Clearly the man in charge of good taste at Aston Martin was on holiday this week. Otherwise he’d have never allowed this car out the doors. No I’m not talking about the superb bit of engineering involved in shoehorning a massive 6.0 litre V12 into the gorgeous body of the Vantage Roadster. I’m talking about all the superfluous bits of tacky design which have been added needlessly. Colored carbon fiber? Come on this isn’t a contender in a mid-nineties modified Japanese car show. The wheels look like they were chosen primarily; “because they were going cheap”. They were then attacked with a can of red spray paint. Oh yeah and the taillights look like they’ve got condensation inside.

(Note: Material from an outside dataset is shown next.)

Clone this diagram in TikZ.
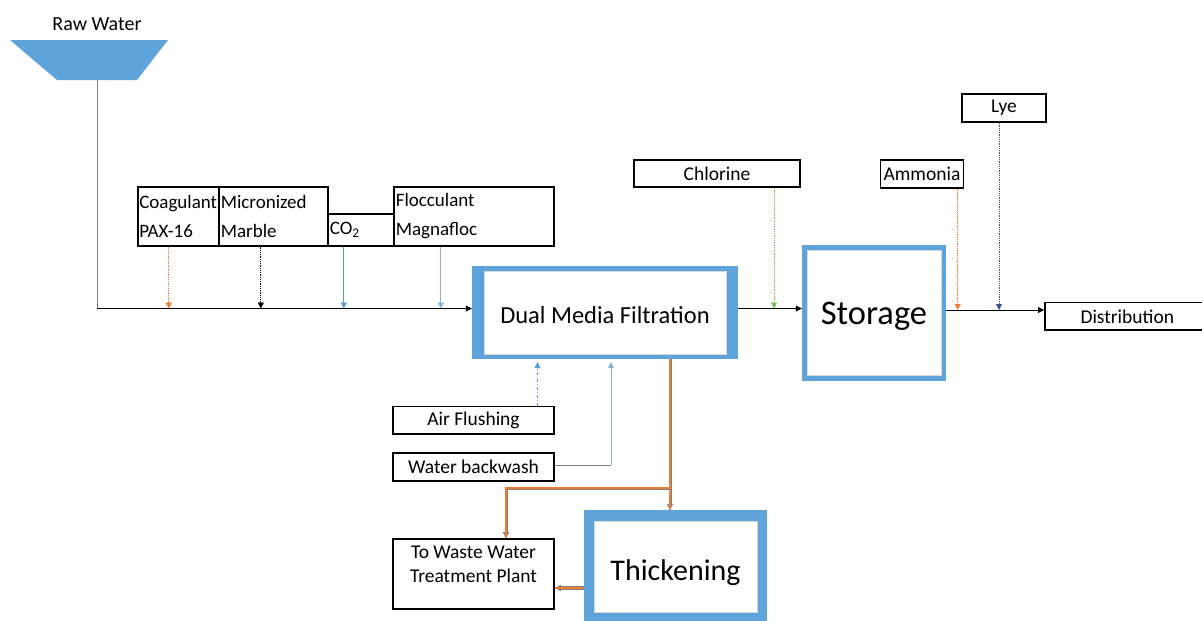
\documentclass[tikz,border=0pt]{standalone}
\usepackage{fontspec}
\setmainfont{Carlito}
\usepackage{tikz}
\usetikzlibrary{arrows.meta}
\definecolor{boxblue}{RGB}{94,163,218}
\definecolor{feedorange}{RGB}{237,125,49}
\definecolor{feedblue}{RGB}{91,155,213}
\definecolor{lightfeed}{RGB}{130,180,226}
\definecolor{feedgreen}{RGB}{112,190,80}
\definecolor{lyeblue}{RGB}{60,80,140}

\begin{document}
\begin{tikzpicture}[x=1pt, y=-1pt,
        tip/.style={-{Triangle[length=6pt,width=6pt]}},
        feed/.style={tip, line width=0.8pt},
        chem/.style={draw, line width=1.6pt, inner sep=2pt, font=\fontsize{19}{29}\selectfont},
        plain/.style={draw, line width=1.6pt, inner sep=2pt, font=\fontsize{19.5}{24}\selectfont},
        stage/.style 2 args={fill=boxblue, inner sep=0pt, text depth=0pt,
            path picture={\filldraw[white, draw=black!15] ([xshift=#1pt,yshift=#2pt]path picture bounding box.south west) rectangle ([xshift=-#1pt,yshift=-#2pt]path picture bounding box.north east);}},
        sludge/.style={tip, draw=gray, line width=3pt, postaction={draw=feedorange, line width=1.1pt, -}}
    ]
    \useasboundingbox (0,0) rectangle (1202,621);

    \node[font=\fontsize{20}{24}\selectfont] (rawlbl) at (97,24) {Raw Water};
    \fill[boxblue] (10,40) -- (168,40) -- (137,80) -- (57,80) -- cycle;
    \coordinate (rawout) at (97,80);
    \coordinate (junc) at (97,308.5);

    \node[chem, anchor=north west, minimum width=81pt, minimum height=59pt, text width=78pt, align=left, inner sep=1.5pt] (coag) at (137,186) {Coagulant\\PAX-16};
    \node[chem, anchor=north west, minimum width=109pt, minimum height=59pt, text width=105pt, align=left] (marble) at (218,186) {Micronized\\Marble};
    \node[chem, anchor=north west, minimum width=66pt, minimum height=32pt, text width=62pt, align=left] (co2) at (327,213) {CO\textsubscript{2}};
    \node[chem, anchor=north west, minimum width=160pt, minimum height=59pt, text width=156pt, align=left] (floc) at (393,186) {Flocculant\\Magnafloc};

    \node[stage={12}{5}, minimum width=266pt, minimum height=93pt, text height=21pt, font=\fontsize{24.5}{28}\selectfont] (dmf) at (605,312.5) {Dual Media Filtration};
    \node[stage={5}{5.5}, minimum width=144pt, minimum height=136pt, text height=22pt, font=\fontsize{34.5}{40}\selectfont] (storage) at (874,313) {Storage};
    \node[stage={10}{11.5}, minimum width=183pt, minimum height=114pt, text height=26pt, font=\fontsize{30}{36}\selectfont] (thick) at (675.5,567) {Thickening};

    \node[plain, minimum width=166pt, minimum height=27pt] (chlorine) at (717,173.5) {Chlorine};
    \node[plain, minimum width=83pt, minimum height=28pt, inner sep=1pt] (ammonia) at (922,173.8) {Ammonia};
    \node[plain, minimum width=84pt, minimum height=28pt] (lye) at (1004,108) {Lye};
    \node[plain, anchor=west, minimum width=165pt, minimum height=27.5pt] (dist) at (1044,316.4) {Distribution};

    \node[plain, minimum width=161pt, minimum height=27.5pt] (air) at (473.5,420.3) {Air Flushing};
    \node[plain, minimum width=161pt, minimum height=28pt] (wash) at (473.5,467) {Water backwash};
    \node[plain, minimum width=161pt, align=center, inner sep=4pt, text height=39pt, text depth=23pt] (waste) at (473.5,574) {To Waste Water\\Treatment Plant};

    \draw[gray, line width=0.8pt] (rawout) -- (junc);
    \draw[feed] (junc) -- (junc -| dmf.west);
    \draw[feed, feedorange, densely dotted] ([xshift=-9.5pt]coag.south) -- ([xshift=-9.5pt]coag.south |- junc);
    \draw[feed, densely dotted] ([xshift=-12.5pt]marble.south) -- ([xshift=-12.5pt]marble.south |- junc);
    \draw[feed, feedblue] ([xshift=-17pt]co2.south) -- ([xshift=-17pt]co2.south |- junc);
    \draw[feed, lightfeed] ([xshift=-33pt]floc.south) -- ([xshift=-33pt]floc.south |- junc);

    \draw[feed] (dmf.east |- junc) -- (storage.west |- junc);
    \draw[feed, feedgreen, densely dotted] ([xshift=57pt]chlorine.south) -- ([xshift=57pt]chlorine.south |- junc);
    \coordinate (outline) at (storage.east |- 0,310);
    \draw[feed] (outline) -- (outline -| dist.west);
    \draw[feed, feedorange, densely dotted] ([xshift=35.7pt]ammonia.south) -- ([xshift=35.7pt]ammonia.south |- outline);
    \draw[feed, lyeblue, densely dotted] ([xshift=-5pt]lye.south) -- ([xshift=-5pt]lye.south |- outline);

    \draw[feed, feedblue, dash dot, shorten >=3pt] ([xshift=64pt]air.north) -- ([xshift=64pt]air.north |- dmf.south);
    \coordinate (bend) at (611,465);
    \draw[gray, line width=0.7pt] (wash.east |- bend) -- (bend);
    \draw[feed, lightfeed, shorten >=3pt] (bend) -- (bend |- dmf.south);

    \coordinate (split) at ([xshift=65pt]dmf.south |- 0,488);
    \draw[sludge] ([xshift=65pt]dmf.south) -- ([xshift=65pt]dmf.south |- thick.north);
    \draw[sludge] (split) -| ([xshift=32.5pt]waste.north);
    \draw[tip, draw=gray, line width=4.5pt, postaction={draw=feedorange, line width=2.5pt, -}] ([yshift=-21pt]thick.west) -- ([yshift=-21pt]thick.west -| waste.east);
\end{tikzpicture}
\end{document}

How could Aston Martin’s designers so spectacularly misjudge the V12 Vantage Roadster’s character. I bet there’s some P!$$*d off automotive engineers down at AM headquarters today. They spend months getting the drivetrain to fit, recalibrating the suspension, aerodynamically testing the new rear spoiler and diffuser (with integrated oil cooler I might add). And then the fly-boy designers screw it all up in five minutes with some red marker pens.
Lets say you ‘re able to see past the distasteful and childish color scheme of the Aston Martin V12 Vantage Roadster. Or you’re just an ostentatious poser who likes that kind of thing. Here are the important facts about the car:
The V12 puts out 510 horsepower and 570 Nm of torque @ 5,750 rpm. That’s exactly the same numbers as the V12 Vantage coupe. The V12 Vantage Roadster also gets the same six-speed manual gearbox. Being a convertible, and therefore slightly heavier than the coupe, it’s a little slower in accomplishing the 0-62 mph sprint, taking 4.5 seconds. The top speed is an identical 190 mph.
At the rear the Aston Martin V12 Vantage Roadster features a redesigned rear spoiler and lower front air intake designed to improve downforce. The suspension system has been updated to include a modified rear damper set-up, front and rear damper valve tuning and a new rear spring design. The V12 Vantage’s rear diffuser houses a large, centre-mounted oil cooler and the two tail pipes.
Unique to the V12 Vantage and V12 Vantage Roadster is the engine’s “Sport” mode button, which enables the driver to select between two different powertrain modes.
Normal mode is the default from start-up and provides not only a more relaxed throttle response but also a quieter, more refined exhaust note. This creates a more progressive throttle response, suited to normal driving conditions.
Sport mode, well it’s self-explanatory really – it’s for when you want a little more drama. It has a number of noticeable effects on the powertrain including a sharper throttle response, with the engine delivering more torque during the early stages of throttle pedal travel. Exhaust system bypass valves are also kept open for longer to enhance the exhaust note.
All-in-all the V12 Vantage Roadster has to be one of the most infuriating cars of the year. How could a company as classy and prestigious as Aston Martin screw up so badly at the last minute what should be an incredible supercar.